- Task to carry out -
Will you repeat only the lines from the one with "Emit a Python" through the one with "5.6e-5, 2.24e-5, 8.1e-6]", both included, leaving every picture out?

Source code of charts
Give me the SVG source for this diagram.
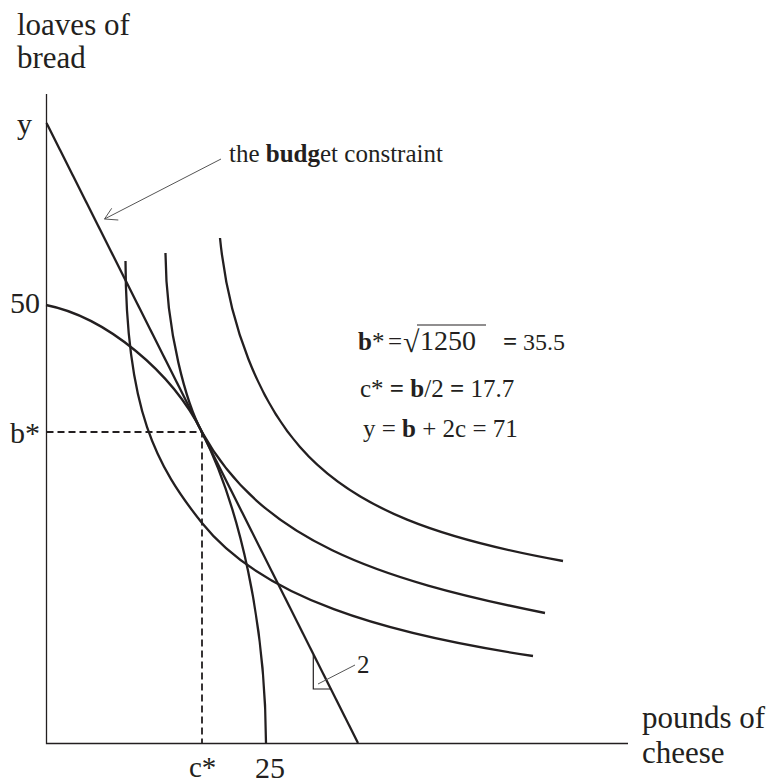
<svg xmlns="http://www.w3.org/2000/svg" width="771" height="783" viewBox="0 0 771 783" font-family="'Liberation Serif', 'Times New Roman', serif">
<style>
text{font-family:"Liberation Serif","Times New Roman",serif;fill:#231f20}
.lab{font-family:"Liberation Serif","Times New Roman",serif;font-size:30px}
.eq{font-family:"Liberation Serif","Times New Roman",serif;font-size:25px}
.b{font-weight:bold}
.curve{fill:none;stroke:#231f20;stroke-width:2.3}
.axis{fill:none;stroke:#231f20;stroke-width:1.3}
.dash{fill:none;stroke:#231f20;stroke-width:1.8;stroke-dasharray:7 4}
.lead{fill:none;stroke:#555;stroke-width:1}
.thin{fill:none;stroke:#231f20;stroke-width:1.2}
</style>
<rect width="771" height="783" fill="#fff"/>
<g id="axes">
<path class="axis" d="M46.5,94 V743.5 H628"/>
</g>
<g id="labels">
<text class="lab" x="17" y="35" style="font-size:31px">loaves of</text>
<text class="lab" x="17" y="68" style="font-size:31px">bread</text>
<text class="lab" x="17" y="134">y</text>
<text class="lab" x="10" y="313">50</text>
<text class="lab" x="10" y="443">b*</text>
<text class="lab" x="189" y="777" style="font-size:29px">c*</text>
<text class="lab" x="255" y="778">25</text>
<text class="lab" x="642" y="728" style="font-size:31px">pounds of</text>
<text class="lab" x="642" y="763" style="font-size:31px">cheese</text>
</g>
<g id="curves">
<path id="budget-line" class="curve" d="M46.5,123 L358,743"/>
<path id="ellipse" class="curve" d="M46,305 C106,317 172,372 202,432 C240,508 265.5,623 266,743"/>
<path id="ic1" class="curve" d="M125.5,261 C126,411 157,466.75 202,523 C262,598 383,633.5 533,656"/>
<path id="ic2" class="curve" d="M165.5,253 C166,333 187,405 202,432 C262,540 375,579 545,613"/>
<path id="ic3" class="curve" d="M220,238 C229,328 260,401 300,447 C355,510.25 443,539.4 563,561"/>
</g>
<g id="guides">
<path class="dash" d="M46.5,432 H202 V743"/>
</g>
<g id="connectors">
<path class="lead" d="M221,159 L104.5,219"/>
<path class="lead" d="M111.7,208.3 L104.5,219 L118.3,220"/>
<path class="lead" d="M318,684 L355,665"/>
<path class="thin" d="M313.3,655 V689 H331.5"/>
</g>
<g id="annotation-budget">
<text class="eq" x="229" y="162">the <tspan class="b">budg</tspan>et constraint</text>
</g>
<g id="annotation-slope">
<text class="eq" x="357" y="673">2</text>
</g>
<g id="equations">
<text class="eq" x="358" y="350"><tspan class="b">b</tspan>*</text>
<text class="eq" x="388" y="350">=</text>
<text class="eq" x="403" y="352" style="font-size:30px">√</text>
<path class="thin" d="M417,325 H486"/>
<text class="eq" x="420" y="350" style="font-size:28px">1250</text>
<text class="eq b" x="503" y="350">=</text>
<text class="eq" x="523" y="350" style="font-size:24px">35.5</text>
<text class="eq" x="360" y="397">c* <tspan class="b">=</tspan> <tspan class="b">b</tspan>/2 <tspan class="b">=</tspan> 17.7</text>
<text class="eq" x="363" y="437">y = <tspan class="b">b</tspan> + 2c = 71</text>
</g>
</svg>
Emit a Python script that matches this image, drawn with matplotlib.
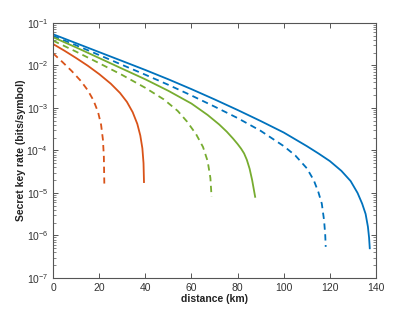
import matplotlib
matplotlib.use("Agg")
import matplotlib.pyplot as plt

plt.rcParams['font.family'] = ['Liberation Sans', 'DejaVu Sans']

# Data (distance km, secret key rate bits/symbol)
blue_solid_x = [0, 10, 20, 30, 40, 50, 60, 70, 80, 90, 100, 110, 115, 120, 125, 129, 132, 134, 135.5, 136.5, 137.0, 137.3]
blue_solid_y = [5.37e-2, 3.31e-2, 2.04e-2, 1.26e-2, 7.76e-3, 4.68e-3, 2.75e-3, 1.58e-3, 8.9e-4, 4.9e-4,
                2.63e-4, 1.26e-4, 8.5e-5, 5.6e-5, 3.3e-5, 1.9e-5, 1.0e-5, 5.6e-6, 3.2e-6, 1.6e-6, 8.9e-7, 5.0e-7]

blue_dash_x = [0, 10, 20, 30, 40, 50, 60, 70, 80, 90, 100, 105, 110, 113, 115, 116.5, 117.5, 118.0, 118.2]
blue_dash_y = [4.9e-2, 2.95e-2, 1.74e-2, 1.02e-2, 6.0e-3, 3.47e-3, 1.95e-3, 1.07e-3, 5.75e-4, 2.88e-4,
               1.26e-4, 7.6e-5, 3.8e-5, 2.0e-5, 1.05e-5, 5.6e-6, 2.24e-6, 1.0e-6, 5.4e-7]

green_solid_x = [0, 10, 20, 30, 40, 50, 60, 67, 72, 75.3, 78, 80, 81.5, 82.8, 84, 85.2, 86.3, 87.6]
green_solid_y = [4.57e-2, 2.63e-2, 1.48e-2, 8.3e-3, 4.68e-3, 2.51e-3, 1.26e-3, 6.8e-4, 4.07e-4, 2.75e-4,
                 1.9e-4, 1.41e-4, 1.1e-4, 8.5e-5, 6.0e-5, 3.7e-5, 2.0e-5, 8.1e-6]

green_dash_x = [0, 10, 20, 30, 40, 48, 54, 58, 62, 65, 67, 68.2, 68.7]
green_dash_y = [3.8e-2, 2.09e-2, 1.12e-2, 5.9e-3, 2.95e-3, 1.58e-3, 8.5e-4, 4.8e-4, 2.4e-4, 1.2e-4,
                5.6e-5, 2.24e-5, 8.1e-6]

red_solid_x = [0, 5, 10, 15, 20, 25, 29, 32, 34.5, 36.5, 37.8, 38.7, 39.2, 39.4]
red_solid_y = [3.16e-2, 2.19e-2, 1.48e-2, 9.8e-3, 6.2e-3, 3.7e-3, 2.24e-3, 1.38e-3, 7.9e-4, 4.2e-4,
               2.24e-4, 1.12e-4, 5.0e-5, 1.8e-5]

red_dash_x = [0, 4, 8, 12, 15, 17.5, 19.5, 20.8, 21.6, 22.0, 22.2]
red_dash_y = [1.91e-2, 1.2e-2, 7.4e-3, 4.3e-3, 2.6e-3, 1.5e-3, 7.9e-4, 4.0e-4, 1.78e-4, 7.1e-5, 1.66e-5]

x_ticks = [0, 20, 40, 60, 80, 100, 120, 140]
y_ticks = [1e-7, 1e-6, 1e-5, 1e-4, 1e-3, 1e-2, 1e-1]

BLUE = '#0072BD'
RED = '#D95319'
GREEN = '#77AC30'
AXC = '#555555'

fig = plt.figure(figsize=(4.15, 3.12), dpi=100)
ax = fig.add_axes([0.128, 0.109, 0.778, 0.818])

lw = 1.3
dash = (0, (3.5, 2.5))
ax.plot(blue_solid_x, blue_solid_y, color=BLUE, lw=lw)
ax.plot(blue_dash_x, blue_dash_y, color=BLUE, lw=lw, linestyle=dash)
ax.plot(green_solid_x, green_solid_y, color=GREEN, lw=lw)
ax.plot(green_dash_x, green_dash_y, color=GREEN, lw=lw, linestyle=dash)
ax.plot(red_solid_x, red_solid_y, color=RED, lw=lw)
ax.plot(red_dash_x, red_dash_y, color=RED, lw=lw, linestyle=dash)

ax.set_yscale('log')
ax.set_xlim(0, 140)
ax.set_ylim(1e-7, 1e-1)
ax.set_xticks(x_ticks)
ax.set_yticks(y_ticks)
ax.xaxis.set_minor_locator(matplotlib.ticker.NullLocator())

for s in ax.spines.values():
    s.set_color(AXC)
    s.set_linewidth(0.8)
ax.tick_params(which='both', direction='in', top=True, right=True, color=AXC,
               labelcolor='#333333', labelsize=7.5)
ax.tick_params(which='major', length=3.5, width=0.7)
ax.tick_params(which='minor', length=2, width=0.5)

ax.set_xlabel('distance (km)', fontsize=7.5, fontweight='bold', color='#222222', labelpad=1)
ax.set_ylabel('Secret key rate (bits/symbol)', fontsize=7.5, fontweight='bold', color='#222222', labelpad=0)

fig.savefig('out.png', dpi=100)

- Worked solution -
Emit a Python script that matches this image, drawn with matplotlib.
import matplotlib
matplotlib.use("Agg")
import matplotlib.pyplot as plt

plt.rcParams['font.family'] = ['Liberation Sans', 'DejaVu Sans']

# Data (distance km, secret key rate bits/symbol)
blue_solid_x = [0, 10, 20, 30, 40, 50, 60, 70, 80, 90, 100, 110, 115, 120, 125, 129, 132, 134, 135.5, 136.5, 137.0, 137.3]
blue_solid_y = [5.37e-2, 3.31e-2, 2.04e-2, 1.26e-2, 7.76e-3, 4.68e-3, 2.75e-3, 1.58e-3, 8.9e-4, 4.9e-4,
                2.63e-4, 1.26e-4, 8.5e-5, 5.6e-5, 3.3e-5, 1.9e-5, 1.0e-5, 5.6e-6, 3.2e-6, 1.6e-6, 8.9e-7, 5.0e-7]

blue_dash_x = [0, 10, 20, 30, 40, 50, 60, 70, 80, 90, 100, 105, 110, 113, 115, 116.5, 117.5, 118.0, 118.2]
blue_dash_y = [4.9e-2, 2.95e-2, 1.74e-2, 1.02e-2, 6.0e-3, 3.47e-3, 1.95e-3, 1.07e-3, 5.75e-4, 2.88e-4,
               1.26e-4, 7.6e-5, 3.8e-5, 2.0e-5, 1.05e-5, 5.6e-6, 2.24e-6, 1.0e-6, 5.4e-7]

green_solid_x = [0, 10, 20, 30, 40, 50, 60, 67, 72, 75.3, 78, 80, 81.5, 82.8, 84, 85.2, 86.3, 87.6]
green_solid_y = [4.57e-2, 2.63e-2, 1.48e-2, 8.3e-3, 4.68e-3, 2.51e-3, 1.26e-3, 6.8e-4, 4.07e-4, 2.75e-4,
                 1.9e-4, 1.41e-4, 1.1e-4, 8.5e-5, 6.0e-5, 3.7e-5, 2.0e-5, 8.1e-6]

green_dash_x = [0, 10, 20, 30, 40, 48, 54, 58, 62, 65, 67, 68.2, 68.7]
green_dash_y = [3.8e-2, 2.09e-2, 1.12e-2, 5.9e-3, 2.95e-3, 1.58e-3, 8.5e-4, 4.8e-4, 2.4e-4, 1.2e-4,
                5.6e-5, 2.24e-5, 8.1e-6]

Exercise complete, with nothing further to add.